For years, Russia's "new rich" have been investing in and acquiring property in Montenegro. In popular coastal resort towns like Budva, Russian is a second language, enjoying parity with Montenegrin.
But relations have begun to sour. A case in point is Russian tycoon Oleg Deripaska, once seen as a potential savior of Montenegro with his investment in local aluminum production, who is now suing the Montenegrin state over purported losses. Many Russians seemingly believed that their investment in Montenegro would be repaid in political influence.
Yet Podgorica remains stubbornly committed to forging ties with the West. This year Montenegro could become the 29th member of NATO, a process that could conclude with a ratifying vote in the Montenegrin parliament in the spring. (So far 19 of 28 NATO members have approved Montenegrin membership, which was endorsed in Warsaw in July, and the U.S. Senate could vote later this month on ratification.)
Moscow has responded by ratcheting up the pressure.
Sergei Zheleznyak, a senior official within Russia's ruling United Russia party, issued a warning to the Montenegrin government on December 26, during his most recent visit to Belgrade. "The Montenegrin authorities are making a mistake in trying to speed up the country's entry into NATO, knowing that the majority of their people are opposed to this. An attempt to force through NATO membership is not in Montenegro's or NATO's best interests, and it can easily lead to instability in the country, in the Balkans, and inside NATO," Zheleznyak said after talks with officials from the Serbian ruling party.
His statement echoed Moscow's official line. Foreign Minister Sergei Lavrov claimed recently that "frantic attempts are being made to drag Montenegro into NATO" before the handover to the Trump administration in the United States in January. At a recent OSCE meeting in Hamburg, Lavrov said, "We are not interfering in this process, but I think that the unattractiveness of these frantic efforts is clear to everyone."
But reports of a botched coup in Montenegro in October could put a real dent in Lavrov's charge.
Montenegrin authorities last month issued international arrest warrants for Russians and Serbs accused of involvement in that purported plot, which allegedly sought to assassinate the Montenegrin prime minister and take over parliament on election day.
Podgorica has said it has no evidence of high-level Russian official involvement in the abortive coup, and the Kremlin has denied involvement.

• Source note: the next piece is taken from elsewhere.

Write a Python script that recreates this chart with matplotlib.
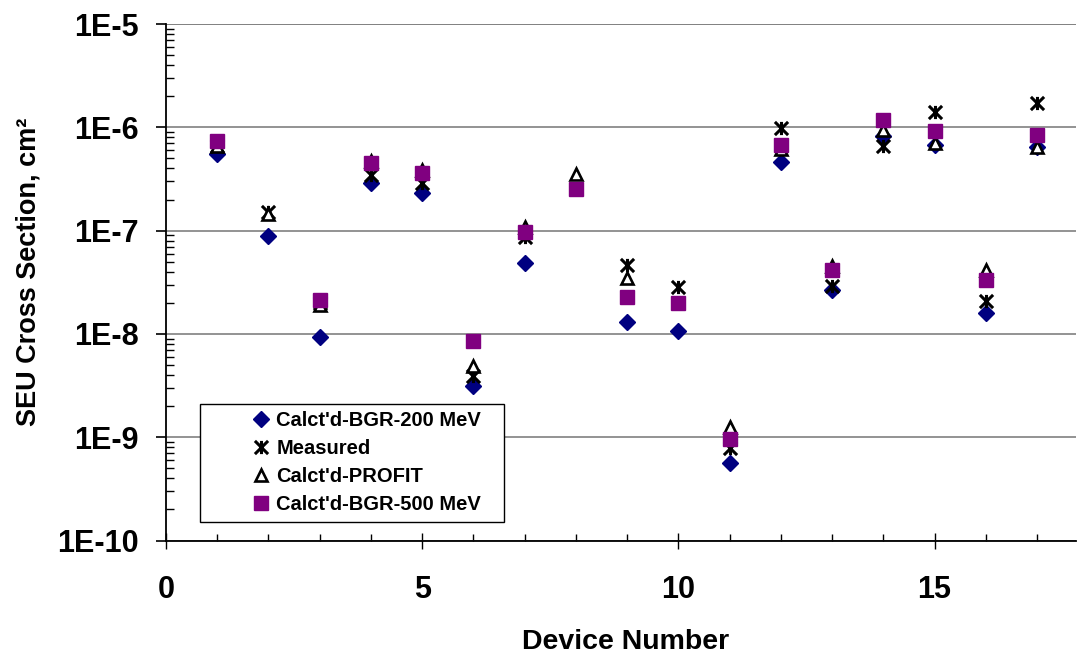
import numpy as np
import matplotlib
matplotlib.use('Agg')
import matplotlib.pyplot as plt
from matplotlib.path import Path
from matplotlib.patches import Rectangle
from matplotlib.ticker import FixedLocator, FuncFormatter, MultipleLocator

# device numbers and cross sections (cm^2); nan = point not shown
devices = np.arange(1, 18)
bgr200 = [5.5e-7, 8.8e-8, 9.4e-9, 2.9e-7, 2.3e-7, 3.1e-9, 4.9e-8, np.nan, 1.3e-8,
          1.07e-8, 5.6e-10, 4.6e-7, 2.65e-8, 8.2e-7, 6.8e-7, 1.6e-8, 6.4e-7]
measured = [6.6e-7, 1.5e-7, 2.0e-8, 3.45e-7, 2.9e-7, 3.9e-9, 8.6e-8, np.nan, 4.6e-8,
            2.85e-8, 7.9e-10, 9.8e-7, 2.9e-8, 6.6e-7, 1.42e-6, 2.1e-8, 1.72e-6]
profit = [6.6e-7, 1.45e-7, 1.9e-8, 4.7e-7, 3.9e-7, 4.9e-9, 1.09e-7, 3.55e-7, 3.45e-8,
          np.nan, 1.25e-9, 6.2e-7, 4.5e-8, 9.5e-7, 7.1e-7, 4.2e-8, 6.5e-7]
bgr500 = [7.4e-7, np.nan, 2.13e-8, 4.5e-7, 3.65e-7, 8.5e-9, 9.6e-8, 2.55e-7, 2.3e-8,
          1.97e-8, 9.6e-10, 6.7e-7, 4.2e-8, 1.17e-6, 9.3e-7, 3.3e-8, 8.5e-7]
labels = ["Calct'd-BGR-200 MeV", "Measured", "Calct'd-PROFIT", "Calct'd-BGR-500 MeV"]
y_decades = [1e-10, 1e-9, 1e-8, 1e-7, 1e-6, 1e-5]

plt.rcParams['font.family'] = ['Liberation Sans', 'DejaVu Sans']
plt.rcParams['font.weight'] = 'bold'

# excel style star: x plus vertical bar
star = Path([(-1, -1), (1, 1), (-1, 1), (1, -1), (0, -1), (0, 1)],
            [Path.MOVETO, Path.LINETO, Path.MOVETO, Path.LINETO, Path.MOVETO, Path.LINETO])

fig = plt.figure(figsize=(10.78, 6.54), dpi=100)
W, H = 1078, 654
ax = fig.add_axes([166 / W, (H - 540.5) / H, 910 / W, 516.5 / H])

ax.plot(devices, bgr200, linestyle='none', marker='D', ms=8, mfc='#000080',
        mec='#000080', mew=1, label=labels[0], zorder=3)
ax.plot(devices, measured, linestyle='none', marker=star, ms=9.5, mec='black',
        mew=2.2, label=labels[1], zorder=4)
ax.plot(devices, profit, linestyle='none', marker='^', ms=9, mfc='white',
        mec='black', mew=1.9, label=labels[2], zorder=5)
ax.plot(devices, bgr500, linestyle='none', marker='s', ms=10.5, mfc='#800080',
        mec='#800080', mew=1, label=labels[3], zorder=6)

ax.set_yscale('log')
ax.set_ylim(1e-10, 1e-5)
ax.set_xlim(0, 17.76)

ax.yaxis.set_major_locator(FixedLocator(y_decades))
ax.yaxis.set_major_formatter(FuncFormatter(lambda v, p: '1E%d' % round(np.log10(v))))
ax.xaxis.set_major_locator(MultipleLocator(5))
ax.xaxis.set_minor_locator(MultipleLocator(1))

ax.tick_params(axis='y', which='major', direction='out', length=7.2, width=1.2,
               pad=12.5, labelsize=22)
ax.tick_params(axis='y', which='minor', direction='in', length=5.8, width=1.0)
ax.tick_params(axis='x', which='major', direction='inout', length=12, width=1.0,
               pad=19, labelsize=22)
ax.tick_params(axis='x', which='minor', direction='in', length=5, width=1.0)

ax.grid(True, axis='y', which='major', color='#808080', linewidth=1.2)
ax.set_axisbelow(True)
for s in ['top', 'right']:
    ax.spines[s].set_visible(False)
ax.spines['left'].set_linewidth(1.3)
ax.spines['bottom'].set_linewidth(1.3)
ax.axhline(1e-5, color='#808080', linewidth=1.2, zorder=0.5)

ax.set_ylabel('SEU Cross Section, cm²', fontsize=19.5, fontweight='bold')
ax.yaxis.set_label_coords(-0.137, 0.52)
ax.set_xlabel('Device Number', fontsize=20.5, fontweight='bold')
ax.xaxis.set_label_coords(0.505, -0.172)

# legend box drawn by hand (excel leaves a wide left margin)
box = Rectangle(((200 - 166) / 910, (540.5 - 522) / 516.5), 304 / 910, 118 / 516.5,
                transform=ax.transAxes, facecolor='white', edgecolor='black',
                linewidth=1.0, zorder=7)
ax.add_patch(box)
leg = ax.legend(loc='upper left', bbox_to_anchor=((251 - 166) / 910, (540.5 - 411) / 516.5),
                frameon=False, fontsize=14.5, borderpad=0, borderaxespad=0,
                handlelength=1.0, handletextpad=0.25, labelspacing=0.45)
leg.set_zorder(8)

fig.savefig('out.png', dpi=100)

But it could not have been reassuring for Montenegrin officials to see one of the suspects in the coup plot practically rubbing elbows with Russia's Lavrov last month.
Russia's line about a lack of support for NATO membership in Montenegro also might not reflect reality.
"The official invitation to join NATO and signing of the Accession Protocol were the best things that happened to Montenegro in 2016," Darko Sukovic, a prominent Montenegrin journalist, has said.
Former Foreign Minister Miodrag Vlahovic, meanwhile, said he was anxious for the country to find a way to secure NATO membership while preventing the deterioration of relations with Russia. "We're entering a dramatic finale. To use a chess analogy, Montenegro only needs a draw in this historic chess match with Russia," he said. "The main thing is not to lose momentum and to finally seal the deal [NATO membership] while avoiding direct conflict with the Kremlin -- with a little help from our [Western] allies, of course."
Edward P. Joseph of the John Hopkins School of Advanced International Studies, in an article co-authored with Sinisa Vukovic, argued recently that Montenegro represents "a litmus test for Trump's Russia policy."
And a recent Wall Street Journal editorial*, titled Patriot Games In The Balkans and published last month, accused "pro-Kremlin forces" of trying to sabotage Podgorica's NATO bid, warning: "Western security is best served by supporting democratic governments of any size facing pressure from regional bullies. The alternative is to deliver another country into Moscow's grip, and whet its appetite to take another."
The views expressed in this blog post do not necessarily reflect the views of RFE/RL
CORRECTION: This article has been amended to correctly attribute quoted text to a Wall Street Journal editorial, rather than to Mssrs Joseph and Vukovic. RFE/RL regrets the error.